## Provided entries
----

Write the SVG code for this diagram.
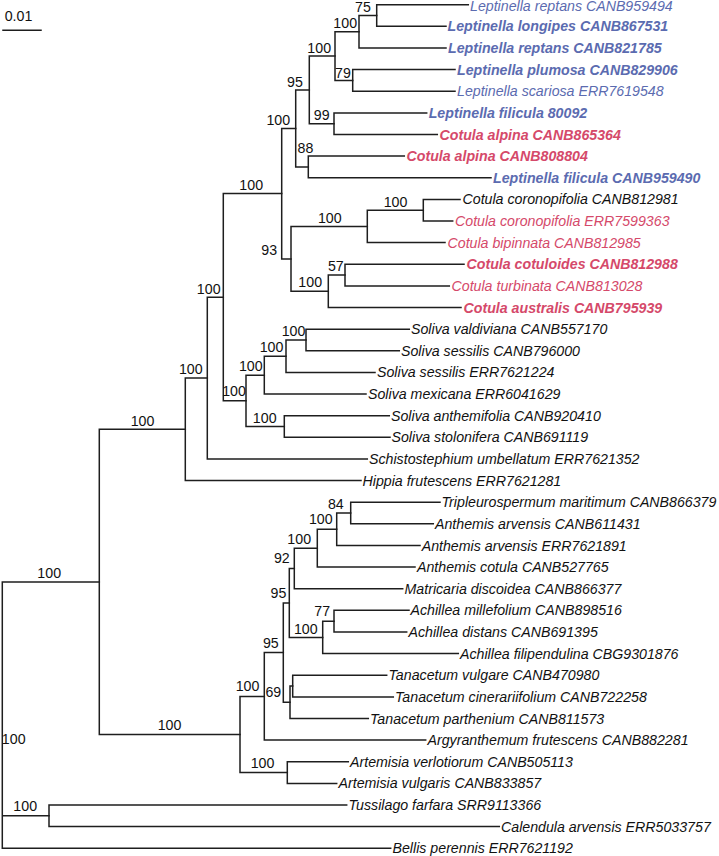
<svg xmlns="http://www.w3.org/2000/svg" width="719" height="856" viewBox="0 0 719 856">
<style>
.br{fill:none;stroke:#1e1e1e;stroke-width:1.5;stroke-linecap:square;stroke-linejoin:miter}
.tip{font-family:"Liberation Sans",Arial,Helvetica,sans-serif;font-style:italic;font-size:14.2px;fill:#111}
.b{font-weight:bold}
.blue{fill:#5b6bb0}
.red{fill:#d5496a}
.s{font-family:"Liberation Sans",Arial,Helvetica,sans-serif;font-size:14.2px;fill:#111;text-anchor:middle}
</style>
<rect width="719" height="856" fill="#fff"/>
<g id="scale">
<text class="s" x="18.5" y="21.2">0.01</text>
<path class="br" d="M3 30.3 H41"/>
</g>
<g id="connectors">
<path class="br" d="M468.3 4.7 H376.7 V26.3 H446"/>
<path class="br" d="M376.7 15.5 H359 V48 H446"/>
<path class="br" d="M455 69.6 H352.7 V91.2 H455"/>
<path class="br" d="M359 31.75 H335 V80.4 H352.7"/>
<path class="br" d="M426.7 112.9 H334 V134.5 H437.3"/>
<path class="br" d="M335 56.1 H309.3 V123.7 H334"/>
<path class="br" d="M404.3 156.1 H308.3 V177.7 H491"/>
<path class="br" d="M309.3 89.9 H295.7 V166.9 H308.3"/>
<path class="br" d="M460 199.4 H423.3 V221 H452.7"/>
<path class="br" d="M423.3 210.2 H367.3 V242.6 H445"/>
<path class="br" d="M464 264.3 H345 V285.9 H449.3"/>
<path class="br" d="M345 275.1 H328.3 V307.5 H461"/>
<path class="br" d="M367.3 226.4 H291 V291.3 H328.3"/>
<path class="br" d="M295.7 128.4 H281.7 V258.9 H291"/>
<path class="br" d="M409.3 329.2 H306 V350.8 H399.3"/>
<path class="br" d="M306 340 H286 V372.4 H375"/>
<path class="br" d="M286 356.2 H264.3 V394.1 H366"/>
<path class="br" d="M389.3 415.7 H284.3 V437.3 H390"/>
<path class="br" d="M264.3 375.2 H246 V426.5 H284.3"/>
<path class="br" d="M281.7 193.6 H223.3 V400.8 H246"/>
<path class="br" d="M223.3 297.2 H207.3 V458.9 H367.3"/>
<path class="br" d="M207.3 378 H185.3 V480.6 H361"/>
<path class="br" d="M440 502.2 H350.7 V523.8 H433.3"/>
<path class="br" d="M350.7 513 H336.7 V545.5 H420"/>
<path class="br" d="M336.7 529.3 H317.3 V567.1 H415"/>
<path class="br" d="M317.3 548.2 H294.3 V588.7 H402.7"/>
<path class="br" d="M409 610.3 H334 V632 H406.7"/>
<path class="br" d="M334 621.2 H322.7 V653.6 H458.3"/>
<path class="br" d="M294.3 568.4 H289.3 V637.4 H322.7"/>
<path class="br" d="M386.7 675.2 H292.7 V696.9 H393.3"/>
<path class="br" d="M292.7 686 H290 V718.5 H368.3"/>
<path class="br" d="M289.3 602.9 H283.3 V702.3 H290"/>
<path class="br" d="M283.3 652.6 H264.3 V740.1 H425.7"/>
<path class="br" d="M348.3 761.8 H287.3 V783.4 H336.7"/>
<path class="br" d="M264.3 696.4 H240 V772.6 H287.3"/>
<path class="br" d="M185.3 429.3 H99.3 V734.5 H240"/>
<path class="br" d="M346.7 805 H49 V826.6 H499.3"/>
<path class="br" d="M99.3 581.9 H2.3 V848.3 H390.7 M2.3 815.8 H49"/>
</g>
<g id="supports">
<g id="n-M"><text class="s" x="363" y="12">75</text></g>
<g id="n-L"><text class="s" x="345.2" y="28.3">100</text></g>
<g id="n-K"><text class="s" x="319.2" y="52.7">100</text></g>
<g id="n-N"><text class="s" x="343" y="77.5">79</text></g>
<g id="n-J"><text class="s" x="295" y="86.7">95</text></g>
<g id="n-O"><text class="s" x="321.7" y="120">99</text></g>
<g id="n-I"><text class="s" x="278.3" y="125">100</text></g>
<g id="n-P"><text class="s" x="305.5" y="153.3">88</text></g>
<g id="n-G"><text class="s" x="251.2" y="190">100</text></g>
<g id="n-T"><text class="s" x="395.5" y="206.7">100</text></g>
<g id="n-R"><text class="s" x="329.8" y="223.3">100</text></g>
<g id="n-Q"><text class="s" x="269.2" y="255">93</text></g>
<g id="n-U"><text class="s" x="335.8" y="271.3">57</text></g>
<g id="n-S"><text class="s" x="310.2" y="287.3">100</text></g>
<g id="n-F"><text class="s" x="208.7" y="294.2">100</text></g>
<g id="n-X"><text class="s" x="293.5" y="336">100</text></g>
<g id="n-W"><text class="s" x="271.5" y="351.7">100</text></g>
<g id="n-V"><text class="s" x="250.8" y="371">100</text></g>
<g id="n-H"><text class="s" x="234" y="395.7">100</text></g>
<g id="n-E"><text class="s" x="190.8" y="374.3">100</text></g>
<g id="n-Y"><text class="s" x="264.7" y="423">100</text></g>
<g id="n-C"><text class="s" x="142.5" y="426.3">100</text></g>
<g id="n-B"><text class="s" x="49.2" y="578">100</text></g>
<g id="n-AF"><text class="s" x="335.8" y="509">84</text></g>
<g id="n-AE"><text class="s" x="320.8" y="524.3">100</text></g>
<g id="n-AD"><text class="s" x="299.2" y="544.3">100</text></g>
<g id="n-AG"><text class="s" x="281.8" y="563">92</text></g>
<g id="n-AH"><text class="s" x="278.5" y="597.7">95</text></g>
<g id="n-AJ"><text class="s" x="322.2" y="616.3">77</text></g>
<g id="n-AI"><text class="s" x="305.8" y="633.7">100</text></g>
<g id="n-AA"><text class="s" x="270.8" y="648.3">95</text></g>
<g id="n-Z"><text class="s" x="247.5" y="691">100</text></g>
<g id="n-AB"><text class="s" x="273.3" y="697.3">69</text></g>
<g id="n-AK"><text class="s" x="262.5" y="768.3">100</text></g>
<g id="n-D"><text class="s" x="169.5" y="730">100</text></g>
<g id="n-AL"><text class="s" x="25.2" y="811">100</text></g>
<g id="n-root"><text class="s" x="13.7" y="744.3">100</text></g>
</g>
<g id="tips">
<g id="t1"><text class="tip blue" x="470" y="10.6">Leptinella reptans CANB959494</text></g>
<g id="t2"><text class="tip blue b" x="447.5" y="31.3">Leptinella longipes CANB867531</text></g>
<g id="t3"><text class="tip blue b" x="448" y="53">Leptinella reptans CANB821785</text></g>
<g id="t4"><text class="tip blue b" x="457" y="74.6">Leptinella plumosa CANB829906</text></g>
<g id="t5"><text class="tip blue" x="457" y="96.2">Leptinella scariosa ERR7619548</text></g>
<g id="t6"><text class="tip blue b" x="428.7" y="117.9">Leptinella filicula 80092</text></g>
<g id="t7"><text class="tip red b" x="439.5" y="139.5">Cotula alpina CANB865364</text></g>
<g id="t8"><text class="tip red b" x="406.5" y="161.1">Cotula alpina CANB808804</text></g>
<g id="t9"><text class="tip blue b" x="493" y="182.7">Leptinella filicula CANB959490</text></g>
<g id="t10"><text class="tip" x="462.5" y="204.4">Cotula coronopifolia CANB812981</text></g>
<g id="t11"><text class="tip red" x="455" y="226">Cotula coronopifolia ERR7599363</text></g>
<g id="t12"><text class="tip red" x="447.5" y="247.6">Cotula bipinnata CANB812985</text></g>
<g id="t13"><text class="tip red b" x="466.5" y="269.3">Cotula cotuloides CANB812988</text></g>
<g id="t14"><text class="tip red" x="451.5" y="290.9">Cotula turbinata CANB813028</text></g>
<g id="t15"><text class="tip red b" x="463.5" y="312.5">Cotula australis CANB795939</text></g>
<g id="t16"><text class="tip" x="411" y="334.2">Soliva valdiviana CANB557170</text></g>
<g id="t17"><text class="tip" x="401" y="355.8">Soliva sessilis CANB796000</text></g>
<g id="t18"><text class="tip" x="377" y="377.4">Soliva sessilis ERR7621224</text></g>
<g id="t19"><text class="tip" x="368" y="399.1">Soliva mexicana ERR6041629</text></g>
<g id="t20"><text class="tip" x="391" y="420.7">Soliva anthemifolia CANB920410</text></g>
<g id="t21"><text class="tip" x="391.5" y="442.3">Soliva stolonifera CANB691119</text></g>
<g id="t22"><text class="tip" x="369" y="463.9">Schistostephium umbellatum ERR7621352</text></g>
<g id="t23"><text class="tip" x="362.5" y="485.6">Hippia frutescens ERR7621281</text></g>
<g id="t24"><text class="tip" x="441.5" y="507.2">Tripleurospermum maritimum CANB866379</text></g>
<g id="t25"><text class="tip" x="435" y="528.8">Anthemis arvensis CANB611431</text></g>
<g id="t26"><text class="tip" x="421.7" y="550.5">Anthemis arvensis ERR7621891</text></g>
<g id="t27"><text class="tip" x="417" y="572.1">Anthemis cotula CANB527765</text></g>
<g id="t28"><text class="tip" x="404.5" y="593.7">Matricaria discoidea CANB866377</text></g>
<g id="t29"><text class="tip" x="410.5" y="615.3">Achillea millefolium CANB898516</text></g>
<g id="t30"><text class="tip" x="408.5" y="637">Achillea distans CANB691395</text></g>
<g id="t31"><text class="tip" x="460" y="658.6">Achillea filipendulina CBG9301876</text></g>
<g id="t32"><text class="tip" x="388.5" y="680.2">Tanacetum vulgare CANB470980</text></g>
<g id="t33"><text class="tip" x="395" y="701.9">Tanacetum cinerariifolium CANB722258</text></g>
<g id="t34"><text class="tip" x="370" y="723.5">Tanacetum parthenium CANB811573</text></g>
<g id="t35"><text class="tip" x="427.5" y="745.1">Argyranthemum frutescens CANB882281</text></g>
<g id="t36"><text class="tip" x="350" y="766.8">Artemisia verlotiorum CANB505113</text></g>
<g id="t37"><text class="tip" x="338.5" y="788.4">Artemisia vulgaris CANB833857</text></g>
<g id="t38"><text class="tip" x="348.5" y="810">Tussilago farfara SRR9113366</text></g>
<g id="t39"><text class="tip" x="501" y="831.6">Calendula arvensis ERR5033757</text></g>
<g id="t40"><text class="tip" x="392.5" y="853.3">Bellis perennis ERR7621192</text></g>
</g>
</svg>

----

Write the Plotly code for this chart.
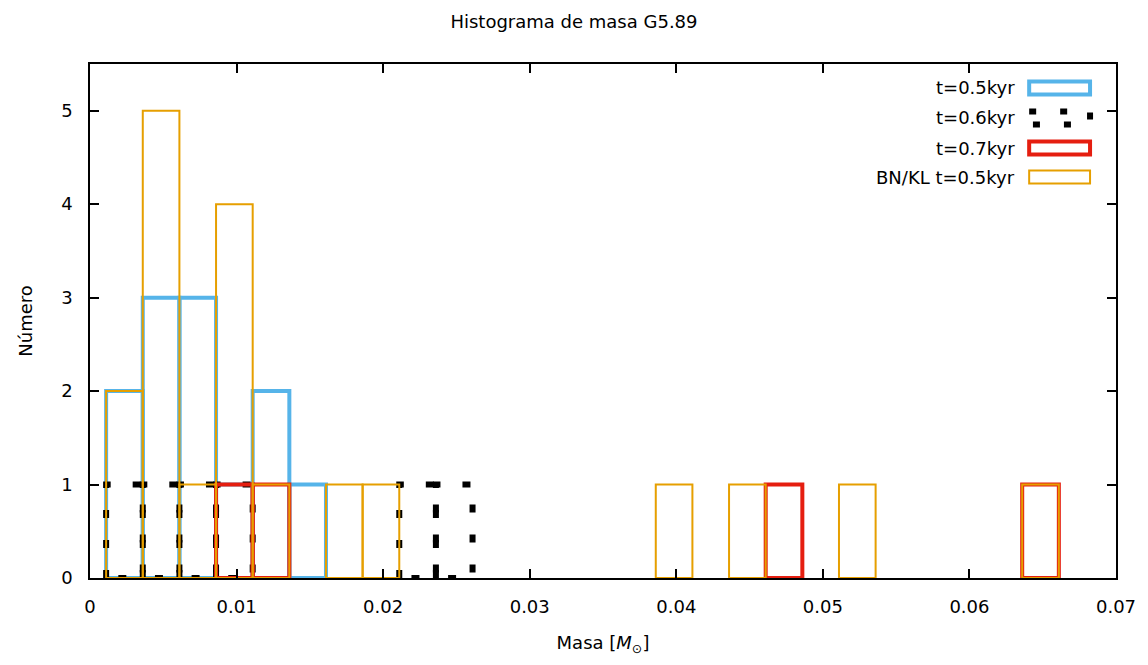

----

## What this task involves
Search the entries for the word "Write", then gather every line that has it.

## The answer
Write the SVG code for this diagram.
Write the Plotly code for this chart.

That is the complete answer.